● RAW DATA
━━━━━━━━

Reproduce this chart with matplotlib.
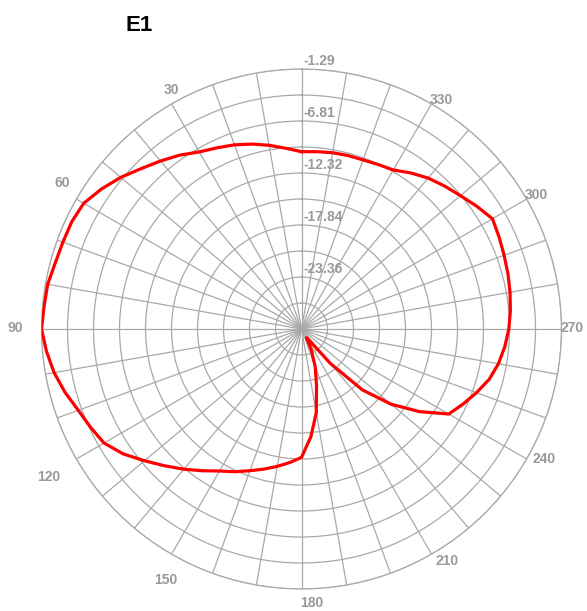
import numpy as np
import matplotlib
matplotlib.use("Agg")
import matplotlib.pyplot as plt

plt.rcParams['font.family'] = ['Liberation Sans', 'DejaVu Sans']

# measured pattern: angle in degrees (0 at top, counter-clockwise), level in dB
angles = list(range(0, 365, 5))
gain_db = [-10.06, -9.62, -9.08, -8.56, -8.08, -7.66, -7.18, -6.35, -5.60, -4.81,
           -3.84, -2.97, -2.19, -1.97, -1.93, -1.82, -1.53, -1.45, -1.29, -1.71,
           -2.22, -2.90, -3.67, -4.18, -4.68, -5.78, -7.13, -8.35, -9.46, -10.52,
           -11.48, -12.17, -12.88, -13.49, -14.08, -14.66, -15.26, -17.42, -19.86,
           -22.73, -24.64, -26.44, -27.82, -27.29, -24.10, -19.75, -16.46, -13.60,
           -10.84, -9.99, -9.12, -8.26, -7.66, -7.23, -6.88, -6.63, -6.41, -6.20,
           -6.00, -5.75, -5.48, -6.17, -6.86, -7.42, -7.97, -8.66, -9.39, -9.62,
           -9.78, -9.82, -9.88, -9.99, -10.06]

r_min = -28.88
r_max = -1.29
r_labels = ['-1.29', '-6.81', '-12.32', '-17.84', '-23.36']
r_label_vals = [-1.29, -6.81, -12.32, -17.84, -23.36]

angle_ticks = [30, 60, 90, 120, 150, 180, 210, 240, 270, 300, 330]
# pixel offsets of the angle labels from the outer ring
angle_offsets = [(0, 14), (-14, 16), (-26, 1), (-28, -18), (-6, -26), (10, -14),
                 (16, -7), (17, 0), (11, 1), (10, 4), (10, 4)]

grid_col = '#a9a9a9'
text_col = '#999999'

fig = plt.figure(figsize=(5.87, 6.11), dpi=100)
ax = fig.add_axes([0.0707, 0.036, 0.8859, 0.851], projection='polar')
ax.set_theta_zero_location('N')
ax.set_theta_direction(1)
ax.set_ylim(r_min, r_max)

rings = np.linspace(r_min, r_max, 11)[1:]
ax.set_rgrids(rings, labels=[''] * len(rings))
ax.set_thetagrids(np.arange(0, 360, 10), labels=[''] * 36)
ax.grid(True, color=grid_col, linewidth=0.9, linestyle='-')
ax.spines['polar'].set_color(grid_col)
ax.spines['polar'].set_linewidth(0.9)
ax.tick_params(length=0)

ax.plot(np.radians(angles), gain_db, color='#ff0000', linewidth=2.3, zorder=5)

for lbl, val in zip(r_labels, r_label_vals):
    ax.annotate(lbl, xy=(0, val), xytext=(2, 4), textcoords='offset pixels',
                ha='left', va='baseline', fontsize=10, fontweight='bold',
                color=text_col)

for a, (dx, dy) in zip(angle_ticks, angle_offsets):
    ax.annotate(str(a), xy=(np.radians(a), r_max), xytext=(dx, dy),
                textcoords='offset pixels', ha='center', va='center',
                fontsize=10, fontweight='bold', color=text_col,
                annotation_clip=False)

fig.text(0.2373, 0.9498, 'E1', ha='center', va='baseline', fontsize=16,
         fontweight='bold', color='black')

fig.savefig('out.png', dpi=100)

━━━━━━━━

● TO BE DONE
Leave the images out, please, and restate each line word for word.

● RESULT OF THIS EXERCISE
Reproduce this chart with matplotlib.
import numpy as np
import matplotlib
matplotlib.use("Agg")
import matplotlib.pyplot as plt

plt.rcParams['font.family'] = ['Liberation Sans', 'DejaVu Sans']

# measured pattern: angle in degrees (0 at top, counter-clockwise), level in dB
angles = list(range(0, 365, 5))
gain_db = [-10.06, -9.62, -9.08, -8.56, -8.08, -7.66, -7.18, -6.35, -5.60, -4.81,
           -3.84, -2.97, -2.19, -1.97, -1.93, -1.82, -1.53, -1.45, -1.29, -1.71,
           -2.22, -2.90, -3.67, -4.18, -4.68, -5.78, -7.13, -8.35, -9.46, -10.52,
           -11.48, -12.17, -12.88, -13.49, -14.08, -14.66, -15.26, -17.42, -19.86,
           -22.73, -24.64, -26.44, -27.82, -27.29, -24.10, -19.75, -16.46, -13.60,
           -10.84, -9.99, -9.12, -8.26, -7.66, -7.23, -6.88, -6.63, -6.41, -6.20,
           -6.00, -5.75, -5.48, -6.17, -6.86, -7.42, -7.97, -8.66, -9.39, -9.62,
           -9.78, -9.82, -9.88, -9.99, -10.06]

r_min = -28.88
r_max = -1.29
r_labels = ['-1.29', '-6.81', '-12.32', '-17.84', '-23.36']
r_label_vals = [-1.29, -6.81, -12.32, -17.84, -23.36]

angle_ticks = [30, 60, 90, 120, 150, 180, 210, 240, 270, 300, 330]
# pixel offsets of the angle labels from the outer ring
angle_offsets = [(0, 14), (-14, 16), (-26, 1), (-28, -18), (-6, -26), (10, -14),
                 (16, -7), (17, 0), (11, 1), (10, 4), (10, 4)]

grid_col = '#a9a9a9'
text_col = '#999999'

fig = plt.figure(figsize=(5.87, 6.11), dpi=100)
ax = fig.add_axes([0.0707, 0.036, 0.8859, 0.851], projection='polar')
ax.set_theta_zero_location('N')
ax.set_theta_direction(1)
ax.set_ylim(r_min, r_max)

rings = np.linspace(r_min, r_max, 11)[1:]
ax.set_rgrids(rings, labels=[''] * len(rings))
ax.set_thetagrids(np.arange(0, 360, 10), labels=[''] * 36)
ax.grid(True, color=grid_col, linewidth=0.9, linestyle='-')
ax.spines['polar'].set_color(grid_col)
ax.spines['polar'].set_linewidth(0.9)
ax.tick_params(length=0)

ax.plot(np.radians(angles), gain_db, color='#ff0000', linewidth=2.3, zorder=5)

for lbl, val in zip(r_labels, r_label_vals):
    ax.annotate(lbl, xy=(0, val), xytext=(2, 4), textcoords='offset pixels',
                ha='left', va='baseline', fontsize=10, fontweight='bold',
                color=text_col)

for a, (dx, dy) in zip(angle_ticks, angle_offsets):
    ax.annotate(str(a), xy=(np.radians(a), r_max), xytext=(dx, dy),
                textcoords='offset pixels', ha='center', va='center',
                fontsize=10, fontweight='bold', color=text_col,
                annotation_clip=False)

fig.text(0.2373, 0.9498, 'E1', ha='center', va='baseline', fontsize=16,
         fontweight='bold', color='black')

fig.savefig('out.png', dpi=100)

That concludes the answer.